Dyson, who played with Els in the group ahead of Parry, O'Hern and Lyle, dumped his approach at 18 into a greenside bunker and failed to get up and down for par.
Els, who could have become the sixth player in golf history to win the same event four consecutive times, knocked his approach into the gallery. He got a drop, but could not save par.

Lyle, who struggled with the driver on the back nine, found the rough on the left side with his tee ball at 18. He bogeyed the hole, but showed he will be ready to win in the near future.

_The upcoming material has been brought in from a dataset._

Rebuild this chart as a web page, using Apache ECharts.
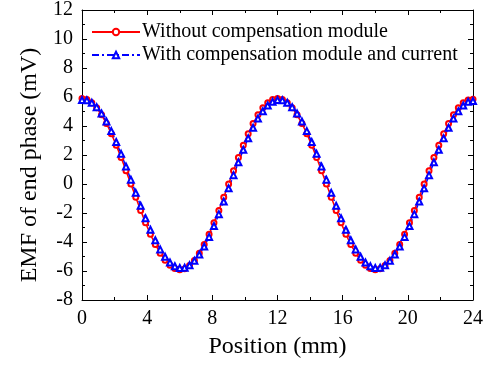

'It was all pretty much a blur,' admitted Lyle. 'I was so happy I was able to take on the whole field for so long.'

That left the stage for Parry and O'Hern. O'Hern had a look at birdie, but missed by almost 5 feet. Parry's putt failed to find the bottom of the cup as his 28-footer came up 2 feet short. O'Hern made his and then Parry finished him off four holes later.

Trevor Immelman (69) and Henrik Stenson (70) tied for sixth place at 11-under par 273. Peter Lonard, who shared the second-round lead with Colin Montgomerie, shot a final-round, even-par 71 to join Simon Kahn (66) in eighth at minus-10.

Camilo Villegas posted a 1-under 70 and took 10th at 9-under-par 275.
Montgomerie carded an even-par 71 on Sunday and tied for 11th place at minus-8.